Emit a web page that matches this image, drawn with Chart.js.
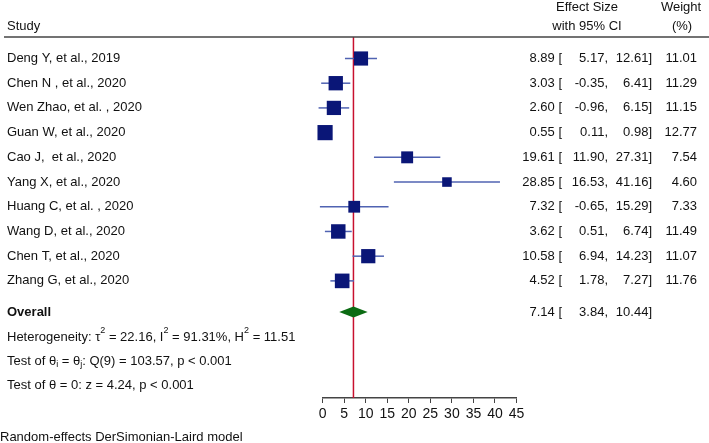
<!DOCTYPE html>
<html>
<head>
<meta charset="utf-8">
<script src="https://cdn.jsdelivr.net/npm/chart.js@4/dist/chart.umd.min.js"></script>
<style>
  body{margin:0;background:#fff;}
  canvas{display:block;}
</style>
</head>
<body>
<canvas id="forest" width="709" height="443"></canvas>
<script>
const studies = ["Deng Y, et al., 2019","Chen N , et al., 2020","Wen Zhao, et al. , 2020","Guan W, et al., 2020",
  "Cao J,  et al., 2020","Yang X, et al., 2020","Huang C, et al. , 2020","Wang D, et al., 2020",
  "Chen T, et al., 2020","Zhang G, et al., 2020"];
const effect  = [8.89, 3.03, 2.60, 0.55, 19.61, 28.85, 7.32, 3.62, 10.58, 4.52];
const lower   = [5.17, -0.35, -0.96, 0.11, 11.90, 16.53, -0.65, 0.51, 6.94, 1.78];
const upper   = [12.61, 6.41, 6.15, 0.98, 27.31, 41.16, 15.29, 6.74, 14.23, 7.27];
const weights = [11.01, 11.29, 11.15, 12.77, 7.54, 4.60, 7.33, 11.49, 11.07, 11.76];
const overallEffect = 7.14, overallLower = 3.84, overallUpper = 10.44;
const xTicks = [0, 5, 10, 15, 20, 25, 30, 35, 40, 45];

// footer lines: [text, "sup"|"sub"|undefined]
const hetLine  = [["Heterogeneity: \u03c4"],["2","sup"],[" = 22.16, I"],["2","sup"],[" = 91.31%, H"],["2","sup"],[" = 11.51"]];
const testLine = [["Test of \u03b8"],["i","sub"],[" = \u03b8"],["j","sub"],[": Q(9) = 103.57, p < 0.001"]];
const zLine    = [["Test of \u03b8 = 0: z = 4.24, p < 0.001"]];
const modelNote = "Random-effects DerSimonian-Laird model";

// row positions (in row units on the y scale)
const yMin = -0.87, yMax = 13.74;
const rowOverall = 10.26, rowHet = 11.27, rowTest = 12.25, rowZ = 13.25, rowNote = 15.32;

const FONT = "Liberation Sans, Arial, sans-serif";
const fmt = v => v.toFixed(2);

function richText(ctx, parts, x, y){
  parts.forEach(([t, kind]) => {
    if(kind){
      ctx.font = `9px ${FONT}`;
      ctx.fillText(t, x, kind === "sup" ? y - 6 : y + 3);
    } else {
      ctx.font = `13px ${FONT}`;
      ctx.fillText(t, x, y);
    }
    x += ctx.measureText(t).width;
  });
}

const diamondPlugin = {
  id: "diamond",
  afterDatasetsDraw(chart){
    const {ctx, scales:{x, y}} = chart;
    const cy = y.getPixelForValue(rowOverall), h = 5.5;
    ctx.save();
    ctx.fillStyle = "#0b6b12";
    ctx.beginPath();
    ctx.moveTo(x.getPixelForValue(overallLower), cy);
    ctx.lineTo(x.getPixelForValue(overallEffect), cy - h);
    ctx.lineTo(x.getPixelForValue(overallUpper), cy);
    ctx.lineTo(x.getPixelForValue(overallEffect), cy + h);
    ctx.closePath();
    ctx.fill();
    ctx.restore();
  }
};

const tablePlugin = {
  id: "table",
  afterDraw(chart){
    const {ctx, chartArea, scales:{y}} = chart;
    ctx.save();
    ctx.fillStyle = "#111";
    ctx.textBaseline = "middle";
    ctx.font = `13px ${FONT}`;

    // header
    ctx.textAlign = "left";
    ctx.fillText("Study", 7, 26);
    ctx.textAlign = "center";
    ctx.fillText("Effect Size", 587, 7);
    ctx.fillText("with 95% CI", 587, 26);
    ctx.fillText("Weight", 681, 7);
    ctx.fillText("(%)", 682, 26);
    ctx.strokeStyle = "#444";
    ctx.lineWidth = 1.5;
    ctx.beginPath();
    ctx.moveTo(4, chartArea.top);
    ctx.lineTo(709, chartArea.top);
    ctx.stroke();

    const row = (py, name, est, lo, hi, w, bold) => {
      ctx.font = `${bold ? "bold " : ""}13px ${FONT}`;
      ctx.textAlign = "left";
      ctx.fillText(name, 7, py);
      ctx.font = `13px ${FONT}`;
      ctx.textAlign = "right";
      ctx.fillText(fmt(est) + " [", 562, py);
      ctx.fillText(fmt(lo) + ",", 608, py);
      ctx.fillText(fmt(hi) + "]", 652, py);
      if(w !== null) ctx.fillText(fmt(w), 697, py);
    };
    studies.forEach((s, i) => row(y.getPixelForValue(i), s, effect[i], lower[i], upper[i], weights[i], false));
    row(y.getPixelForValue(rowOverall), "Overall", overallEffect, overallLower, overallUpper, null, true);

    ctx.textAlign = "left";
    richText(ctx, hetLine, 7, y.getPixelForValue(rowHet));
    richText(ctx, testLine, 7, y.getPixelForValue(rowTest));
    richText(ctx, zLine, 7, y.getPixelForValue(rowZ));
    ctx.font = `13px ${FONT}`;
    ctx.fillText(modelNote, 0, y.getPixelForValue(rowNote));
    ctx.restore();
  }
};

const ciSets = studies.map((s, i) => ({
  type: "line",
  data: [{x: lower[i], y: i}, {x: upper[i], y: i}],
  borderColor: "#5063b2",
  borderWidth: 1.5,
  pointRadius: 0,
  clip: false,
  order: 3
}));

new Chart(document.getElementById("forest"), {
  type: "scatter",
  data: {
    datasets: [
      {
        type: "line",
        data: [{x: overallEffect, y: yMin}, {x: overallEffect, y: yMax}],
        borderColor: "#c8102e",
        borderWidth: 1.5,
        pointRadius: 0,
        order: 5
      },
      ...ciSets,
      {
        data: effect.map((v, i) => ({x: v, y: i})),
        pointStyle: "rect",
        pointRadius: weights.map(w => 0.8 + 2.78 * Math.sqrt(w)),
        backgroundColor: "#0a1677",
        borderWidth: 0,
        clip: false,
        order: 1
      }
    ]
  },
  options: {
    responsive: false,
    animation: false,
    events: [],
    layout: {padding: {left: 322.7, right: 192.5, top: 37, bottom: 0}},
    plugins: {legend: {display: false}, tooltip: {enabled: false}},
    scales: {
      x: {
        type: "linear", min: 0, max: 45, position: "bottom",
        afterFit(s){ s.height = 45; },
        afterBuildTicks(s){ s.ticks = xTicks.map(v => ({value: v})); },
        ticks: {font: {family: FONT, size: 14}, color: "#111", padding: 3, maxRotation: 0, autoSkip: false},
        grid: {drawOnChartArea: false, drawTicks: true, tickLength: 5, color: "#444", lineWidth: 1},
        border: {display: true, color: "#444", width: 1.5}
      },
      y: {type: "linear", display: false, reverse: true, min: yMin, max: yMax}
    }
  },
  plugins: [diamondPlugin, tablePlugin]
});
</script>
</body>
</html>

● ● ● ● ● ● ●

Restate the listing above word for word, and skip the pictures.

[THE RESPONSE]
Emit a web page that matches this image, drawn with Chart.js.
<!DOCTYPE html>
<html>
<head>
<meta charset="utf-8">
<script src="https://cdn.jsdelivr.net/npm/chart.js@4/dist/chart.umd.min.js"></script>
<style>
  body{margin:0;background:#fff;}
  canvas{display:block;}
</style>
</head>
<body>
<canvas id="forest" width="709" height="443"></canvas>
<script>
const studies = ["Deng Y, et al., 2019","Chen N , et al., 2020","Wen Zhao, et al. , 2020","Guan W, et al., 2020",
  "Cao J,  et al., 2020","Yang X, et al., 2020","Huang C, et al. , 2020","Wang D, et al., 2020",
  "Chen T, et al., 2020","Zhang G, et al., 2020"];
const effect  = [8.89, 3.03, 2.60, 0.55, 19.61, 28.85, 7.32, 3.62, 10.58, 4.52];
const lower   = [5.17, -0.35, -0.96, 0.11, 11.90, 16.53, -0.65, 0.51, 6.94, 1.78];
const upper   = [12.61, 6.41, 6.15, 0.98, 27.31, 41.16, 15.29, 6.74, 14.23, 7.27];
const weights = [11.01, 11.29, 11.15, 12.77, 7.54, 4.60, 7.33, 11.49, 11.07, 11.76];
const overallEffect = 7.14, overallLower = 3.84, overallUpper = 10.44;
const xTicks = [0, 5, 10, 15, 20, 25, 30, 35, 40, 45];

// footer lines: [text, "sup"|"sub"|undefined]
const hetLine  = [["Heterogeneity: \u03c4"],["2","sup"],[" = 22.16, I"],["2","sup"],[" = 91.31%, H"],["2","sup"],[" = 11.51"]];
const testLine = [["Test of \u03b8"],["i","sub"],[" = \u03b8"],["j","sub"],[": Q(9) = 103.57, p < 0.001"]];
const zLine    = [["Test of \u03b8 = 0: z = 4.24, p < 0.001"]];
const modelNote = "Random-effects DerSimonian-Laird model";

// row positions (in row units on the y scale)
const yMin = -0.87, yMax = 13.74;
const rowOverall = 10.26, rowHet = 11.27, rowTest = 12.25, rowZ = 13.25, rowNote = 15.32;

const FONT = "Liberation Sans, Arial, sans-serif";
const fmt = v => v.toFixed(2);

function richText(ctx, parts, x, y){
  parts.forEach(([t, kind]) => {
    if(kind){
      ctx.font = `9px ${FONT}`;
      ctx.fillText(t, x, kind === "sup" ? y - 6 : y + 3);
    } else {
      ctx.font = `13px ${FONT}`;
      ctx.fillText(t, x, y);
    }
    x += ctx.measureText(t).width;
  });
}

const diamondPlugin = {
  id: "diamond",
  afterDatasetsDraw(chart){
    const {ctx, scales:{x, y}} = chart;
    const cy = y.getPixelForValue(rowOverall), h = 5.5;
    ctx.save();
    ctx.fillStyle = "#0b6b12";
    ctx.beginPath();
    ctx.moveTo(x.getPixelForValue(overallLower), cy);
    ctx.lineTo(x.getPixelForValue(overallEffect), cy - h);
    ctx.lineTo(x.getPixelForValue(overallUpper), cy);
    ctx.lineTo(x.getPixelForValue(overallEffect), cy + h);
    ctx.closePath();
    ctx.fill();
    ctx.restore();
  }
};

const tablePlugin = {
  id: "table",
  afterDraw(chart){
    const {ctx, chartArea, scales:{y}} = chart;
    ctx.save();
    ctx.fillStyle = "#111";
    ctx.textBaseline = "middle";
    ctx.font = `13px ${FONT}`;

    // header
    ctx.textAlign = "left";
    ctx.fillText("Study", 7, 26);
    ctx.textAlign = "center";
    ctx.fillText("Effect Size", 587, 7);
    ctx.fillText("with 95% CI", 587, 26);
    ctx.fillText("Weight", 681, 7);
    ctx.fillText("(%)", 682, 26);
    ctx.strokeStyle = "#444";
    ctx.lineWidth = 1.5;
    ctx.beginPath();
    ctx.moveTo(4, chartArea.top);
    ctx.lineTo(709, chartArea.top);
    ctx.stroke();

    const row = (py, name, est, lo, hi, w, bold) => {
      ctx.font = `${bold ? "bold " : ""}13px ${FONT}`;
      ctx.textAlign = "left";
      ctx.fillText(name, 7, py);
      ctx.font = `13px ${FONT}`;
      ctx.textAlign = "right";
      ctx.fillText(fmt(est) + " [", 562, py);
      ctx.fillText(fmt(lo) + ",", 608, py);
      ctx.fillText(fmt(hi) + "]", 652, py);
      if(w !== null) ctx.fillText(fmt(w), 697, py);
    };
    studies.forEach((s, i) => row(y.getPixelForValue(i), s, effect[i], lower[i], upper[i], weights[i], false));
    row(y.getPixelForValue(rowOverall), "Overall", overallEffect, overallLower, overallUpper, null, true);

    ctx.textAlign = "left";
    richText(ctx, hetLine, 7, y.getPixelForValue(rowHet));
    richText(ctx, testLine, 7, y.getPixelForValue(rowTest));
    richText(ctx, zLine, 7, y.getPixelForValue(rowZ));
    ctx.font = `13px ${FONT}`;
    ctx.fillText(modelNote, 0, y.getPixelForValue(rowNote));
    ctx.restore();
  }
};

const ciSets = studies.map((s, i) => ({
  type: "line",
  data: [{x: lower[i], y: i}, {x: upper[i], y: i}],
  borderColor: "#5063b2",
  borderWidth: 1.5,
  pointRadius: 0,
  clip: false,
  order: 3
}));

new Chart(document.getElementById("forest"), {
  type: "scatter",
  data: {
    datasets: [
      {
        type: "line",
        data: [{x: overallEffect, y: yMin}, {x: overallEffect, y: yMax}],
        borderColor: "#c8102e",
        borderWidth: 1.5,
        pointRadius: 0,
        order: 5
      },
      ...ciSets,
      {
        data: effect.map((v, i) => ({x: v, y: i})),
        pointStyle: "rect",
        pointRadius: weights.map(w => 0.8 + 2.78 * Math.sqrt(w)),
        backgroundColor: "#0a1677",
        borderWidth: 0,
        clip: false,
        order: 1
      }
    ]
  },
  options: {
    responsive: false,
    animation: false,
    events: [],
    layout: {padding: {left: 322.7, right: 192.5, top: 37, bottom: 0}},
    plugins: {legend: {display: false}, tooltip: {enabled: false}},
    scales: {
      x: {
        type: "linear", min: 0, max: 45, position: "bottom",
        afterFit(s){ s.height = 45; },
        afterBuildTicks(s){ s.ticks = xTicks.map(v => ({value: v})); },
        ticks: {font: {family: FONT, size: 14}, color: "#111", padding: 3, maxRotation: 0, autoSkip: false},
        grid: {drawOnChartArea: false, drawTicks: true, tickLength: 5, color: "#444", lineWidth: 1},
        border: {display: true, color: "#444", width: 1.5}
      },
      y: {type: "linear", display: false, reverse: true, min: yMin, max: yMax}
    }
  },
  plugins: [diamondPlugin, tablePlugin]
});
</script>
</body>
</html>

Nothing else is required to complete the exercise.